Applications for new home mortgages dropped as shopping for homes came to a stall last week, according to the Mortgage Bankers Association. However, refinancing increased to the highest level since last year.
The seasonally adjusted purchase index fell 4% from the previous week, while refinances rose 0.9% to hit the best threshold since December. The four-week moving average for purchases dropped 3.2%, and were 15.5% off a year ago as home purchases came to a stall, despite improving weather conditions in much of the U.S.
Weak consumer confidence, higher applications for unemployment benefits and concerns over turmoil in the Middle East and the series of disasters in Japan took home buyers attention away from shopping for a new residence.

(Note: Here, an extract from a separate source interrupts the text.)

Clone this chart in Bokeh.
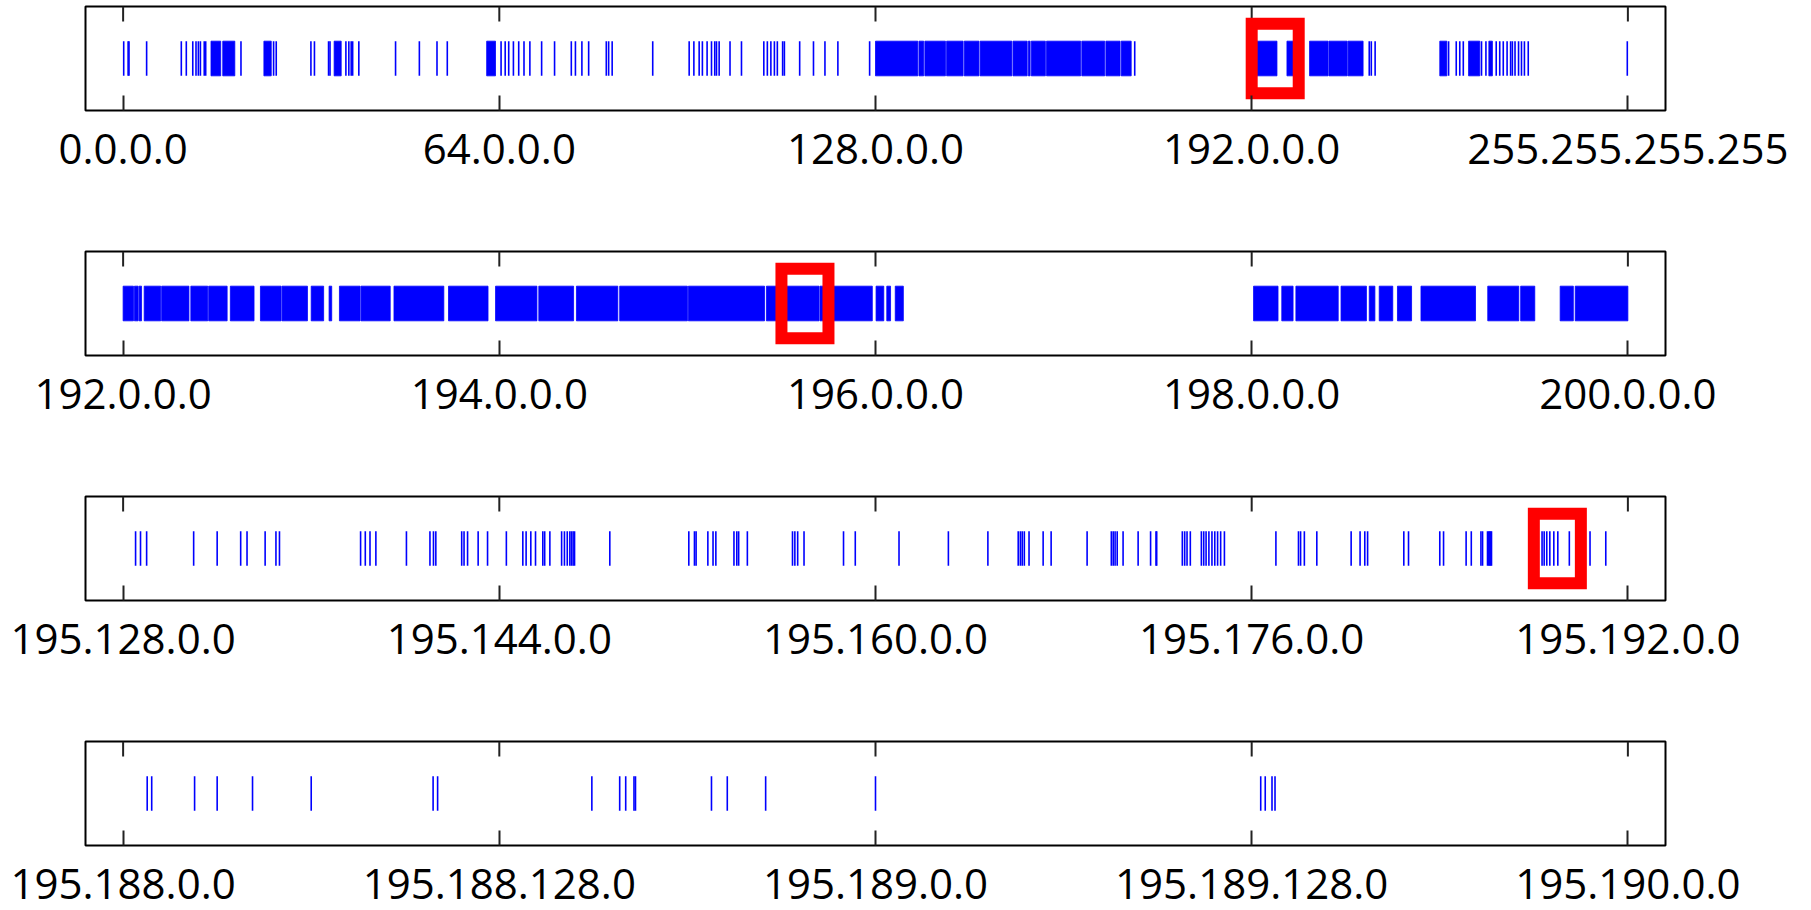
from bokeh.plotting import figure
from bokeh.layouts import column
from bokeh.models import Range1d, FixedTicker, CustomJSTickFormatter
from bokeh.embed import file_html
from bokeh.resources import INLINE

# ---- address positions, expressed in units of the octet each strip zooms on ----

# strip 1: whole IPv4 space, first-octet units (0 .. 256)
overview_hits = [0.1, 0.85, 1.0, 4.0, 9.9, 10.75, 11.85, 12.4, 12.8, 13.15, 13.8, 14.05,
                 20.05, 25.6, 26.05, 31.95, 32.55, 34.95, 35.2, 37.9, 38.4, 38.8, 39.05,
                 40.1, 46.35, 50.4, 53.4, 55.15, 64.3, 65.0, 65.6, 66.4, 67.3, 68.2, 69.2,
                 71.2, 73.4, 76.25, 76.95, 78.05, 79.2, 82.2, 82.6, 83.2, 90.1, 96.3, 97.1,
                 98.0, 98.55, 99.35, 100.1, 100.65, 100.95, 101.4, 103.25, 105.2, 109.0,
                 109.6, 110.2, 110.8, 111.3, 112.2, 112.5, 115.1, 117.45, 119.4, 121.6,
                 127.0, 172.1, 212.0, 212.35, 213.0, 225.5, 226.8, 227.4, 228.0, 231.1,
                 231.85, 233.6, 234.2, 234.8, 235.45, 236.05, 236.35, 236.8, 237.4, 237.9,
                 238.4, 239.05, 255.9]
overview_block_start = [14.95, 16.95, 23.95, 35.9, 61.85, 128.0, 135.4, 136.4, 140.1, 143.1,
                        145.8, 151.4, 154.0, 154.5, 157.1, 163.1, 167.2, 169.8, 192.0, 198.0,
                        201.85, 205.15, 208.4, 224.0, 228.9, 232.35]
overview_block_end = [16.6, 19.0, 25.2, 37.1, 63.35, 135.2, 136.2, 139.9, 142.9, 145.6,
                      151.2, 153.8, 154.3, 156.9, 162.9, 167.0, 169.6, 171.5, 196.3, 200.0,
                      205.0, 208.25, 210.95, 225.2, 230.8, 232.95]

# strip 2: 192.0.0.0 - 200.0.0.0, first-octet units
zoom1_hits = []
zoom1_block_start = [192.0, 192.06, 192.085, 192.112, 192.205, 192.36, 192.455, 192.57, 192.73,
                     192.845, 193.0, 193.095, 193.15, 193.265, 193.44, 193.73, 193.98, 194.21,
                     194.41, 194.64, 195.005, 195.42, 195.705, 196.003, 196.06, 196.105,
                     198.01, 198.16, 198.235, 198.475, 198.625, 198.678, 198.775, 198.9,
                     199.255, 199.43, 199.64, 199.72]
zoom1_block_end = [192.055, 192.08, 192.098, 192.2, 192.35, 192.45, 192.553, 192.696, 192.84,
                   192.98, 193.066, 193.109, 193.26, 193.42, 193.705, 193.94, 194.2, 194.395,
                   194.63, 195.0, 195.41, 195.7, 195.983, 196.044, 196.08, 196.148,
                   198.14, 198.22, 198.46, 198.61, 198.655, 198.75, 198.85, 199.19,
                   199.42, 199.505, 199.71, 200.0]

# strip 3: 195.128.0.0 - 195.192.0.0, second-octet units
zoom2_hits = [128.53, 128.74, 129.0, 131.0, 132.0, 133.0, 133.27, 134.04, 134.5, 134.65,
              138.1, 138.3, 138.5, 138.75, 140.05, 141.05, 141.2, 141.3, 142.4, 142.5,
              142.65, 143.1, 143.5, 144.3, 145.0, 145.14, 145.34, 145.54, 145.85, 145.93,
              146.15, 146.65, 146.77, 146.89, 147.0, 147.07, 147.14, 147.2, 148.7, 152.06,
              152.3, 152.37, 152.87, 153.09, 153.21, 153.98, 154.1, 154.18, 154.55, 156.47,
              156.57, 156.69, 156.96, 158.64, 159.14, 161.0, 163.1, 164.78, 166.07, 166.16,
              166.24, 166.33, 166.53, 167.13, 167.47, 169.0, 170.03, 170.11, 170.19, 170.28,
              170.53, 171.17, 171.7, 171.93, 171.96, 173.05, 173.15, 173.25, 173.39, 173.86,
              173.96, 174.06, 174.18, 174.31, 174.43, 174.55, 174.68, 174.84, 177.03, 177.99,
              178.08, 178.24, 178.77, 180.23, 180.61, 180.81, 180.93, 182.47, 182.67, 184.0,
              184.16, 185.12, 185.34, 185.75, 185.82, 186.03, 186.08, 186.12, 186.16, 186.2,
              188.35, 188.44, 188.55, 188.68, 188.85, 189.02, 189.51, 190.39, 191.06]
zoom2_block_start = []
zoom2_block_end = []

# strip 4: 195.188.0.0 - 195.190.0.0, third-octet units
zoom3_hits = [188.032, 188.038, 188.095, 188.125, 188.172, 188.25, 188.412, 188.418,
              188.623, 188.66, 188.668, 188.679, 188.681, 188.782, 188.803, 188.854, 189.0,
              189.512, 189.518, 189.527, 189.531]
zoom3_block_start = []
zoom3_block_end = []

# strip extents and tick labels
strip_lo = [0, 192, 128, 188]
strip_hi = [256, 200, 192, 190]
strip_ticks = [[0, 64, 128, 192, 256],
               [192, 194, 196, 198, 200],
               [128, 144, 160, 176, 192],
               [188, 188.5, 189, 189.5, 190]]
strip_labels = [["0.0.0.0", "64.0.0.0", "128.0.0.0", "192.0.0.0", "255.255.255.255"],
                ["192.0.0.0", "194.0.0.0", "196.0.0.0", "198.0.0.0", "200.0.0.0"],
                ["195.128.0.0", "195.144.0.0", "195.160.0.0", "195.176.0.0", "195.192.0.0"],
                ["195.188.0.0", "195.188.128.0", "195.189.0.0", "195.189.128.0", "195.190.0.0"]]

# the range the next strip enlarges, in this strip's own units
focus_lo = [192, 195.5, 188]
focus_hi = [200, 195.75, 190]

hits = [overview_hits, zoom1_hits, zoom2_hits, zoom3_hits]
block_start = [overview_block_start, zoom1_block_start, zoom2_block_start, zoom3_block_start]
block_end = [overview_block_end, zoom1_block_end, zoom2_block_end, zoom3_block_end]

FONT = "Open Sans"
BLUE = "#0000ff"
RED = "#ff0000"
TICK = "#222222"
FRAME_H = 104
TOP = 6
TICK_LEN = 15

label_js = """
for (let i = 0; i < tick_pos.length; i++) {
    if (Math.abs(tick_pos[i] - tick) < 1e-9) return tick_text[i];
}
return "";
"""

plots = []
for i in range(4):
    lo, hi = strip_lo[i], strip_hi[i]
    pad = 0.025 * (hi - lo)
    last = i == 3
    h = 175 if last else 245
    p = figure(width=1811, height=h,
               x_range=Range1d(lo - pad, hi + pad), y_range=Range1d(0, 1),
               output_backend="svg", toolbar_location=None,
               x_axis_location="below", y_axis_location=None,
               min_border_left=85, min_border_right=146,
               min_border_top=TOP, min_border_bottom=h - TOP - FRAME_H)
    p.xgrid.visible = False
    p.ygrid.visible = False
    p.outline_line_color = "black"
    p.outline_line_width = 2
    p.background_fill_color = "white"
    p.border_fill_color = "white"

    ax = p.xaxis[0]
    ax.ticker = FixedTicker(ticks=strip_ticks[i], minor_ticks=[])
    ax.formatter = CustomJSTickFormatter(
        args=dict(tick_pos=strip_ticks[i], tick_text=strip_labels[i]), code=label_js)
    ax.axis_line_color = None
    ax.major_tick_in = TICK_LEN
    ax.major_tick_out = 0
    ax.major_tick_line_color = TICK
    ax.major_tick_line_width = 2
    ax.minor_tick_line_color = None
    ax.major_label_text_font = FONT
    ax.major_label_text_font_size = "42px"
    ax.major_label_text_color = "black"
    ax.major_label_standoff = 23

    # matching inward tick marks along the top edge of the frame
    n = len(strip_ticks[i])
    p.segment(x0=strip_ticks[i], y0=[1 - TICK_LEN / FRAME_H] * n,
              x1=strip_ticks[i], y1=[1] * n, line_color=TICK, line_width=2)

    # isolated addresses: thin vertical ticks across the middle third
    if hits[i]:
        p.segment(x0=hits[i], y0=[1 / 3] * len(hits[i]), x1=hits[i], y1=[2 / 3] * len(hits[i]),
                  line_color=BLUE, line_width=1.6)
    # contiguous runs of addresses
    if block_start[i]:
        p.quad(left=block_start[i], right=block_end[i], bottom=1 / 3, top=2 / 3,
               fill_color=BLUE, line_color=BLUE, line_width=0.8)

    # outline of the range shown by the next strip
    if not last:
        p.quad(left=[focus_lo[i]], right=[focus_hi[i]], bottom=1 / 6, top=5 / 6,
               fill_color=None, line_color=RED, line_width=12, line_join="miter")
    plots.append(p)

layout = column(*plots, spacing=0)
open("out.html", "w").write(file_html(layout, INLINE))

However, the refinance share of mortgage applications increased to 66.4% from 65.5% the prior week as homeowners came out in larger numbers to take advantage of lower mortgage rates. The average rate on a fully executed 30-year fixed rate mortgage fell to 4.79% from 4.93% with 1.07 points on an 80% loan-to-value mortgage. It’s the lowest the typical 30-year loan has gotten since January 14, 2011, according to the bankers’ survey.
The Mortgage Bankers survey is taken weekly and represents about half of all mortgage originations in the nation.
The rate on a 15-year fixed rate mortgage also dropped to an average of 4.03% from 4.17% for the week with 0.85 points on an 80% LTV loan. Fewer than 5% of all mortgage applicants purchase 15-year fixed rate mortgages.